Tuesday morning, Target updated the company’s expectations for the second quarter. Management is now anticipating adjusted EPS will be about $0.78 in the quarter (a 20% decline versus $0.98 last year). The new outlook is roughly $0.15 below the midpoint of the company’s prior guidance range of $0.85 to $1.00, and below the $0.91 incoming consensus forecast. The updated outlook assumes domestic same-store sales will be flat in the second quarter and EBITDA margins will be lower than previously expected, driven by an increase in promotional markdowns. Given that the Street was only assuming a comp of 0.3% for the period, the majority of the EPS decline is a direct result of a much lower gross margin outlook as promotional activity likely ramped up to drive sales in the quarter.
For the Canadian segment, the company highlighted that it expects sales will be softer than previously forecasted, and the impact from clearing excess inventory will continue to be a detriment to margin results. We are reducing our full year 2014 and 2015 adjusted EPS estimates by $0.20 each, to $3.40 in 2014 and $3.85 in 2015. Our updated outlook anticipates that the EBITDA margin softness in the second quarter will continue in the second half of the year, although we expect the rate of decline to improve modestly.

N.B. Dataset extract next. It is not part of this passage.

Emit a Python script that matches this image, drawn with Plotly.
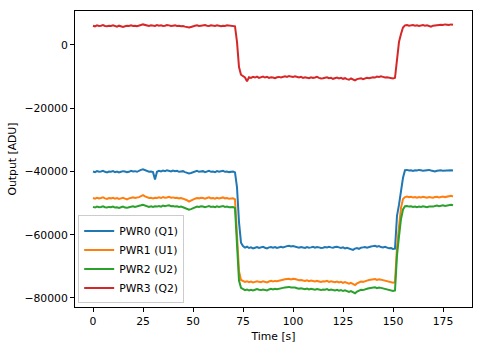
import plotly.graph_objects as go

# Time axis (s), sampled every second
time_s = list(range(0, 181))

pwr3_q2 = [
    6100, 5900, 6200, 6000, 6100, 6300, 6000, 5900, 6100, 6000,
    6200, 6000, 5800, 6100, 6000, 5700, 5900, 6100, 6000, 6200,
    6000, 6100, 5900, 6200, 6300, 6500, 6300, 6100, 6000, 6200,
    6100, 6000, 6300, 6100, 6200, 6000, 6100, 6300, 6200, 6000,
    6100, 6200, 6000, 6100, 5900, 6000, 5800, 5600, 5500, 5700,
    6000, 6100, 6200, 6000, 6100, 6200, 6300, 6100, 6000, 6200,
    6100, 6000, 6200, 6100, 5900, 6100, 6000, 6200, 6100, 5900,
    6000, 5900, 1000, -7000, -9400, -9900, -10300, -11500, -10200, -10400,
    -10100, -10300, -10000, -10400, -10200, -10000, -10300, -10100, -10400, -10200,
    -10300, -10500, -10200, -10100, -10300, -10000, -9900, -10100, -9800, -10000,
    -10100, -9900, -10200, -10300, -10100, -10400, -10200, -10300, -10500, -10200,
    -10400, -10300, -10100, -10400, -10600, -10500, -10300, -10200, -10500, -10400,
    -10700, -10500, -10300, -10600, -10400, -10700, -10500, -10800, -11000, -10600,
    -10900, -11200, -10800, -10600, -10500, -10800, -10600, -10400, -10500, -10300,
    -10200, -10300, -10000, -10100, -9900, -10100, -10300, -10200, -10400, -10500,
    -10600, -10400, -4000, 1000, 3500, 5500, 6200, 6300, 6100, 6200,
    6300, 6100, 6200, 6000, 6200, 6300, 6100, 6200, 6000, 5800,
    6100, 6200, 6300, 6200, 6400, 6300, 6500, 6400, 6300, 6500, 6400,
]

pwr0_q1 = [
    -40000, -40200, -39900, -40100, -40000, -39800, -40100, -40300, -40000, -40100,
    -39900, -40200, -40000, -40300, -40100, -39900, -40000, -40200, -40100, -39800,
    -40000, -39900, -40100, -39700, -39500, -39300, -39600, -39900, -40100, -40000,
    -40200, -42500, -40100, -39800, -40000, -39700, -39900, -39600, -39800, -40000,
    -39700, -39900, -39800, -40100, -40000, -39900, -40200, -40400, -40600, -40500,
    -40200, -40000, -39800, -40100, -40000, -39900, -40200, -40000, -39800, -40100,
    -40000, -40200, -39900, -40100, -40000, -39800, -40100, -40000, -40200, -40100,
    -40000, -40300, -45000, -56000, -62500, -63600, -64100, -63800, -64200, -64000,
    -64300, -64100, -63900, -64200, -64000, -63800, -64100, -64300, -64000, -63900,
    -64100, -63900, -64200, -64000, -63800, -64000, -63700, -63600, -63500, -63700,
    -63600, -63800, -63900, -64100, -63900, -64000, -64200, -63900, -64100, -64000,
    -63800, -64100, -63900, -64000, -64200, -64100, -63900, -64000, -63800, -64000,
    -64100, -63900, -63800, -64000, -64200, -64000, -64300, -64100, -64400, -64600,
    -64800, -64400, -64200, -64500, -64100, -64000, -63900, -64100, -63800, -63700,
    -63600, -63500, -63800, -63600, -63900, -64000, -63800, -64100, -64300, -64200,
    -64500, -64400, -54000, -50500, -46000, -42000, -39600, -39500, -39700, -39600,
    -39800, -39600, -39700, -39500, -39600, -39800, -39700, -39600, -39500, -39700,
    -39900, -40000, -39800, -39700, -39600, -39800, -39700, -39600, -39500, -39600, -39700,
]

pwr1_u1 = [
    -48400, -48600, -48300, -48500, -48400, -48200, -48500, -48700, -48400, -48500,
    -48300, -48600, -48400, -48700, -48500, -48300, -48600, -48800, -48500, -48400,
    -48200, -48400, -48300, -48100, -47800, -47500, -47900, -48200, -48400, -48300,
    -48500, -48300, -48400, -48200, -48400, -48100, -48300, -48200, -48000, -48300,
    -48200, -48400, -48300, -48500, -48400, -48600, -48800, -49100, -49500, -49300,
    -48900, -48600, -48400, -48500, -48300, -48400, -48600, -48400, -48200, -48500,
    -48400, -48600, -48300, -48500, -48400, -48200, -48500, -48400, -48600, -48500,
    -48500, -48800, -62000, -71500, -74300, -74600, -74900, -74700, -75000, -74800,
    -75100, -74900, -74700, -74900, -75000, -74700, -74900, -75100, -74800, -74600,
    -74800, -74600, -74700, -74500, -74400, -74300, -74100, -74000, -73900, -74100,
    -73900, -74000, -74200, -74400, -74300, -74500, -74600, -74400, -74700, -74500,
    -74700, -74800, -74600, -74800, -74900, -74700, -74800, -74600, -74900, -74700,
    -74900, -75000, -74800, -75100, -74900, -75200, -75000, -75300, -75500, -75200,
    -75700, -75900, -75400, -75100, -74800, -74900, -74600, -74500, -74300, -74200,
    -74100, -74000, -74300, -74100, -74200, -74400, -74600, -74800, -74900, -75100,
    -75200, -75000, -64000, -57500, -51500, -48700, -48100, -47900, -48100, -48000,
    -48200, -48100, -48300, -48100, -48200, -48000, -48200, -48300, -48100, -48200,
    -48300, -48100, -48000, -48200, -48000, -47900, -48100, -47900, -47800, -47700, -47900,
]

pwr2_u2 = [
    -51200, -51400, -51100, -51300, -51200, -51000, -51300, -51400, -51200, -51300,
    -51100, -51400, -51300, -51500, -51300, -51100, -51400, -51500, -51300, -51200,
    -51000, -51200, -51100, -50900, -50700, -50500, -50800, -51100, -51200, -51000,
    -51200, -51000, -51100, -50900, -51100, -50800, -51000, -50800, -50700, -51000,
    -50900, -51100, -51000, -51200, -51100, -51300, -51500, -51800, -52100, -51900,
    -51600, -51300, -51100, -51200, -51000, -51100, -51300, -51100, -50900, -51200,
    -51100, -51300, -51000, -51200, -51100, -50900, -51200, -51100, -51300, -51200,
    -51200, -51600, -64000, -74500, -76800, -77200, -77500, -77300, -77600, -77400,
    -77600, -77400, -77200, -77400, -77500, -77300, -77400, -77600, -77300, -77100,
    -77300, -77100, -77200, -77000, -76900, -76800, -76700, -76600, -76500, -76700,
    -76600, -76700, -76900, -77100, -76900, -77100, -77200, -77000, -77300, -77100,
    -77300, -77400, -77200, -77400, -77500, -77300, -77400, -77200, -77500, -77300,
    -77500, -77600, -77400, -77700, -77500, -77800, -77600, -77900, -78100, -77800,
    -78300, -78500, -78000, -77700, -77400, -77500, -77200, -77100, -76900, -76800,
    -76700, -76600, -76900, -76700, -76800, -77000, -77200, -77400, -77500, -77700,
    -77800, -77600, -66500, -60500, -55000, -52000, -51000, -50900, -51100, -51000,
    -51200, -51100, -51300, -51100, -51200, -51000, -51200, -51300, -51100, -51200,
    -51100, -50900, -50800, -51000, -50800, -50700, -50900, -50700, -50600, -50500, -50700,
]

series_names = ["PWR0 (Q1)", "PWR1 (U1)", "PWR2 (U2)", "PWR3 (Q2)"]
series_values = [pwr0_q1, pwr1_u1, pwr2_u2, pwr3_q2]
series_colors = ["#1f77b4", "#ff7f0e", "#2ca02c", "#d62728"]

x_tickvals = [0, 25, 50, 75, 100, 125, 150, 175]
y_tickvals = [0, -20000, -40000, -60000, -80000]
y_ticktext = ["0", "\u221220000", "\u221240000", "\u221260000", "\u221280000"]

fig = go.Figure()
for name, vals, col in zip(series_names, series_values, series_colors):
    fig.add_trace(go.Scatter(x=time_s, y=vals, mode="lines", name=name,
                             line=dict(color=col, width=2)))

FONT = "DejaVu Sans"
FS = 10.8
fig.update_layout(
    width=483, height=347,
    margin=dict(l=75, r=11, t=11, b=40),
    paper_bgcolor="white", plot_bgcolor="white",
    font=dict(family=FONT, size=FS, color="black"),
    showlegend=True,
    legend=dict(x=0.008, y=0.012, xanchor="left", yanchor="bottom",
                bgcolor="rgba(255,255,255,0.8)", bordercolor="#cccccc", borderwidth=1,
                font=dict(family=FONT, size=FS), tracegroupgap=0, itemwidth=30),
)
fig.update_xaxes(range=[-9, 189.5], tickvals=x_tickvals, showgrid=False, zeroline=False,
                 showline=True, mirror=True, linecolor="black", linewidth=1,
                 ticks="outside", ticklen=4, tickcolor="black", tickwidth=1,
                 tickfont=dict(family=FONT, size=FS), automargin=False,
                 title=dict(text="Time [s]", standoff=5, font=dict(family=FONT, size=FS)))
fig.update_yaxes(range=[-82850, 10740], tickvals=y_tickvals, ticktext=y_ticktext,
                 showgrid=False, zeroline=False,
                 showline=True, mirror=True, linecolor="black", linewidth=1,
                 ticks="outside", ticklen=4, tickcolor="black", tickwidth=1,
                 tickfont=dict(family=FONT, size=FS), automargin=False,
                 title=dict(text="Output [ADU]", standoff=5, font=dict(family=FONT, size=FS)))

fig.write_html("out.html")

Specifically, we reduced our full-year domestic gross margin estimate by 20 basis points, to 29.2%, to account for more promotional activity.
Along with the new second-quarter outlook, management also provided an update on company expenses related to the data breach. The company now expects to record a gross expense of $148 million in the second quarter, which will be partly offset by $38 million in insurance receivables (net expense of $111 million). These expenses include an increase estimated losses stemming from breach-related claims, but management acknowledges that these estimates may change as new information becomes available.
In addition, Target will recognize a pretax loss of $285 million (or $0.27) related to the retirement of debt. We exclude these items from our adjusted EPS estimates. Given the hiring of new CEO Brian Cornell, announced last week, it is not surprising to see Target lower expectations. However, this reduction has come rather quickly and it remains unclear whether there will be a further earnings rebase as Mr. Cornell implements his corporate strategy.